Another thing I always think about when I find myself confronted by a person so hellbent on their ideas that they're almost crying, is a lesson from all the science-fiction and fantasy I've absorbed (no, I'm not digressing; this will all make sense in a paragraph, and with a minimum of vampires or telepathy.) Namely, that Reality is a matter or perspective, or perception. One of the oldest philosophical questions has to do with the idea of reality: is there any way of knowing that what we experience is real, and not a complex dream? This is not an idea which is uncommon today (the proof is in the screenplay for Inception, as well as a good deal of work in modern psychology.) This just leads to the question: "What, exactly, is reality?" Reality, as far as any individual can define it, is the entirety of the way they perceive the world. This means that every individual is living their own separate reality, including which facts they believe to be true, and the truths in which they believe. "Truths" being their views and opinions. In some cases, people disagree over topics which, when all the easily confirmed facts are taken into account, have very obvious solutions. This isn't because they choose to be wrong; it's because their reality is such that it makes them unable to accept the solution that others produce. While many others may argue that a religious argument has no value to anyone with a different religion because it is not a fact-based argument and that morals can be too closely aligned with pure emotion, the religious person believes that their religion and emotions count as factual, or at least truthful. They may also believe that the will of their God(s) trumps any other arguments. In this case, since there is a large difference in their realities (namely, the existence of a deity) they can never see eye to eye. Religion is also frequently characterized by an acceptance of ideas which have been disproved or make no sense from a strictly fact-based point of view. This isn't to say that religion is necessarily a negative thing or that the world should be ruled by facts because it isn't and it shouldn't. It is simply saying that it is a factor which some people easily dismiss, while others are less able to, even if they are aware that others disagree.

Any individual is going to be exposed to many different opinions on a huge amount of topics throughout their life. It is important to remember that any opinion should be awarded more attention than any other just because it's shouted louder. It's also important to try to avoid letting yourself become enraged over a small difference of opinions. Don't start screaming just because you don't like Katy Perry; you won't be achieving anything other than getting yourself excited and annoying or offending whoever you're talking to. Your loathing of brand-name water shouldn't make people run for shelter.
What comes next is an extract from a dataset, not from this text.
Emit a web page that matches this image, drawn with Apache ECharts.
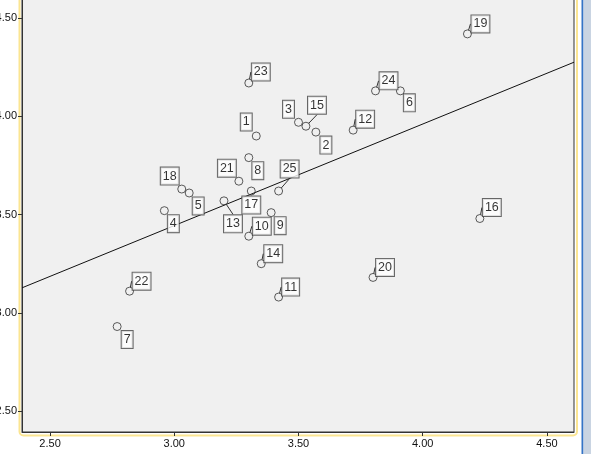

And whether you like Justin Bieber or not will not matter in the long term. Or really the short term, for that matter. You will encounter people who both agree and disagree with you, and you can't convince those who disagree by energy alone. Avoid starting argument which you know are only going to end in frustration for both parties. Try to not be afraid to admit that you're wrong. When you are wrong, admit it calmly and confidently, because it means that you can try to improve your mistake instead of sticking to it out of stubbornness. Try to avoid making judgments on things you do not know about. Finally, if it is an opinion which really does lead to a significant decision, remember that persuasion works better than force.